#### PROVIDED MATERIAL
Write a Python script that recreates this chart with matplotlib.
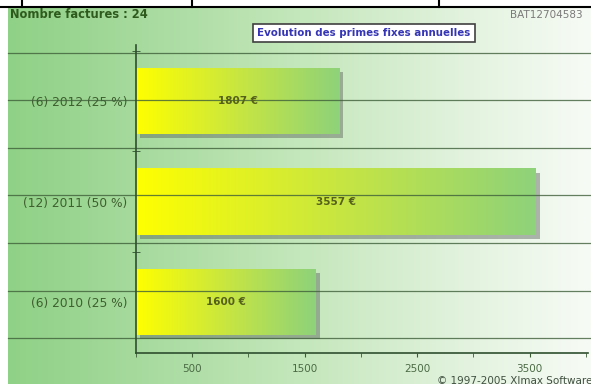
import numpy as np
import matplotlib
matplotlib.use("Agg")
import matplotlib.pyplot as plt
from matplotlib.colors import LinearSegmentedColormap
from matplotlib.lines import Line2D
import matplotlib.patheffects as pe

# data (bottom to top)
labels = ["(6) 2010 (25 %)", "(12) 2011 (50 %)", "(6) 2012 (25 %)"]
values = [1600, 3557, 1807]
nb_factures = 24
major_ticks = [500, 1500, 2500, 3500]
minor_ticks = [0, 1000, 2000, 3000, 4000]

W, H = 591, 387
fig = plt.figure(figsize=(W / 100, H / 100), dpi=100)

# green -> white background
bg = fig.add_axes([8 / W, 3 / H, 583 / W, 376 / H])
bg.axis("off")
bg_cmap = LinearSegmentedColormap.from_list(
    "bg", [(0, "#8fd186"), (0.22, "#a6da9d"), (0.5, "#c4e7bb"), (0.8, "#e4f3e0"), (1, "#f7fbf5")])
bg.imshow(np.linspace(0, 1, 256)[None, :], cmap=bg_cmap, aspect="auto", extent=(0, 1, 0, 1))
bg.set_xlim(0, 1)
bg.set_ylim(0, 1)

ax = fig.add_axes([136 / W, 34 / H, 452 / W, 308 / H])
ax.patch.set_alpha(0)

ypos = np.arange(len(values))
bar_h = 0.66
bars = ax.barh(ypos, values, height=bar_h, color="#8ed27a", zorder=2,
               path_effects=[pe.SimplePatchShadow(offset=(3, -3), shadow_rgbFace="#5a625a", alpha=0.45),
                             pe.Normal()])
bar_cmap = LinearSegmentedColormap.from_list("bar", ["#ffff00", "#c8e640", "#8ed27a"])
grad = np.linspace(0, 1, 256)[None, :]
for b, v, y in zip(bars, values, ypos):
    im = ax.imshow(grad, cmap=bar_cmap, aspect="auto",
                   extent=(0, v, y - bar_h / 2, y + bar_h / 2), zorder=3)
    im.set_clip_path(b)
    ax.text(v / 2, y, f"{v} €", ha="center", va="center", fontsize=7.5,
            fontweight="bold", color="#55601c", zorder=5)

ax.set_xlim(0, 4020)
ax.set_ylim(-0.507, 2.557)

# horizontal lines across the whole chart
for gy in np.linspace(-0.358, 2.478, 7):
    ax.axhline(gy, xmin=-128 / 452, xmax=1.01, color="#3f5f3a", lw=0.9, alpha=0.8,
               clip_on=False, zorder=4)

ax.set_xticks(major_ticks)
ax.set_xticks(minor_ticks, minor=True)
ax.tick_params(axis="x", which="both", direction="out", length=3, color="#3b5b34",
               labelsize=7.5, labelcolor="#4b6b45", pad=5)
ax.set_yticks(ypos, labels)
ax.set_yticks([0.5, 1.5, 2.5], minor=True)
ax.tick_params(axis="y", which="major", length=0, labelsize=8.8, labelcolor="#3f5f2f", pad=6)
ax.tick_params(axis="y", which="minor", direction="inout", length=6, color="#2f4f2f")

for s in ["top", "right"]:
    ax.spines[s].set_visible(False)
for s in ["left", "bottom"]:
    ax.spines[s].set_color("#2f4f2f")
    ax.spines[s].set_linewidth(1.2)
    ax.spines[s].set_zorder(6)

# texts
fig.text(10 / W, 1 - 14 / H, f"Nombre factures : {nb_factures}", fontsize=8.3,
         fontweight="bold", color="#2f5a1e", va="center", ha="left")
fig.text(364 / W, 1 - 33 / H, "Evolution des primes fixes annuelles", fontsize=7.4,
         fontweight="bold", color="#3535b5", ha="center", va="center",
         bbox=dict(boxstyle="square,pad=0.4", fc="white", ec="#404040", lw=1.2))
fig.text(510 / W, 1 - 15 / H, "BAT12704583", fontsize=7.5, color="#7a7a7a", ha="left", va="center")
fig.text(437 / W, 1 - 381 / H, "© 1997-2005 Xlmax Software", fontsize=7.5, color="#405040",
         ha="left", va="center")

# table border at the top
fig.add_artist(Line2D([0, 1], [1 - 7 / H] * 2, transform=fig.transFigure, color="black", lw=1.5))
for x in [22, 192, 439]:
    fig.add_artist(Line2D([x / W] * 2, [1 - 7 / H, 1], transform=fig.transFigure, color="black", lw=1.5))

fig.savefig("out.png", dpi=100)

#### THE PROBLEM
Repeat the data exactly, excluding the pictures.

#### TASK OUTPUT
Write a Python script that recreates this chart with matplotlib.
import numpy as np
import matplotlib
matplotlib.use("Agg")
import matplotlib.pyplot as plt
from matplotlib.colors import LinearSegmentedColormap
from matplotlib.lines import Line2D
import matplotlib.patheffects as pe

# data (bottom to top)
labels = ["(6) 2010 (25 %)", "(12) 2011 (50 %)", "(6) 2012 (25 %)"]
values = [1600, 3557, 1807]
nb_factures = 24
major_ticks = [500, 1500, 2500, 3500]
minor_ticks = [0, 1000, 2000, 3000, 4000]

W, H = 591, 387
fig = plt.figure(figsize=(W / 100, H / 100), dpi=100)

# green -> white background
bg = fig.add_axes([8 / W, 3 / H, 583 / W, 376 / H])
bg.axis("off")
bg_cmap = LinearSegmentedColormap.from_list(
    "bg", [(0, "#8fd186"), (0.22, "#a6da9d"), (0.5, "#c4e7bb"), (0.8, "#e4f3e0"), (1, "#f7fbf5")])
bg.imshow(np.linspace(0, 1, 256)[None, :], cmap=bg_cmap, aspect="auto", extent=(0, 1, 0, 1))
bg.set_xlim(0, 1)
bg.set_ylim(0, 1)

ax = fig.add_axes([136 / W, 34 / H, 452 / W, 308 / H])
ax.patch.set_alpha(0)

ypos = np.arange(len(values))
bar_h = 0.66
bars = ax.barh(ypos, values, height=bar_h, color="#8ed27a", zorder=2,
               path_effects=[pe.SimplePatchShadow(offset=(3, -3), shadow_rgbFace="#5a625a", alpha=0.45),
                             pe.Normal()])
bar_cmap = LinearSegmentedColormap.from_list("bar", ["#ffff00", "#c8e640", "#8ed27a"])
grad = np.linspace(0, 1, 256)[None, :]
for b, v, y in zip(bars, values, ypos):
    im = ax.imshow(grad, cmap=bar_cmap, aspect="auto",
                   extent=(0, v, y - bar_h / 2, y + bar_h / 2), zorder=3)
    im.set_clip_path(b)
    ax.text(v / 2, y, f"{v} €", ha="center", va="center", fontsize=7.5,
            fontweight="bold", color="#55601c", zorder=5)

ax.set_xlim(0, 4020)
ax.set_ylim(-0.507, 2.557)

# horizontal lines across the whole chart
for gy in np.linspace(-0.358, 2.478, 7):
    ax.axhline(gy, xmin=-128 / 452, xmax=1.01, color="#3f5f3a", lw=0.9, alpha=0.8,
               clip_on=False, zorder=4)

ax.set_xticks(major_ticks)
ax.set_xticks(minor_ticks, minor=True)
ax.tick_params(axis="x", which="both", direction="out", length=3, color="#3b5b34",
               labelsize=7.5, labelcolor="#4b6b45", pad=5)
ax.set_yticks(ypos, labels)
ax.set_yticks([0.5, 1.5, 2.5], minor=True)
ax.tick_params(axis="y", which="major", length=0, labelsize=8.8, labelcolor="#3f5f2f", pad=6)
ax.tick_params(axis="y", which="minor", direction="inout", length=6, color="#2f4f2f")

for s in ["top", "right"]:
    ax.spines[s].set_visible(False)
for s in ["left", "bottom"]:
    ax.spines[s].set_color("#2f4f2f")
    ax.spines[s].set_linewidth(1.2)
    ax.spines[s].set_zorder(6)

# texts
fig.text(10 / W, 1 - 14 / H, f"Nombre factures : {nb_factures}", fontsize=8.3,
         fontweight="bold", color="#2f5a1e", va="center", ha="left")
fig.text(364 / W, 1 - 33 / H, "Evolution des primes fixes annuelles", fontsize=7.4,
         fontweight="bold", color="#3535b5", ha="center", va="center",
         bbox=dict(boxstyle="square,pad=0.4", fc="white", ec="#404040", lw=1.2))
fig.text(510 / W, 1 - 15 / H, "BAT12704583", fontsize=7.5, color="#7a7a7a", ha="left", va="center")
fig.text(437 / W, 1 - 381 / H, "© 1997-2005 Xlmax Software", fontsize=7.5, color="#405040",
         ha="left", va="center")

# table border at the top
fig.add_artist(Line2D([0, 1], [1 - 7 / H] * 2, transform=fig.transFigure, color="black", lw=1.5))
for x in [22, 192, 439]:
    fig.add_artist(Line2D([x / W] * 2, [1 - 7 / H, 1], transform=fig.transFigure, color="black", lw=1.5))

fig.savefig("out.png", dpi=100)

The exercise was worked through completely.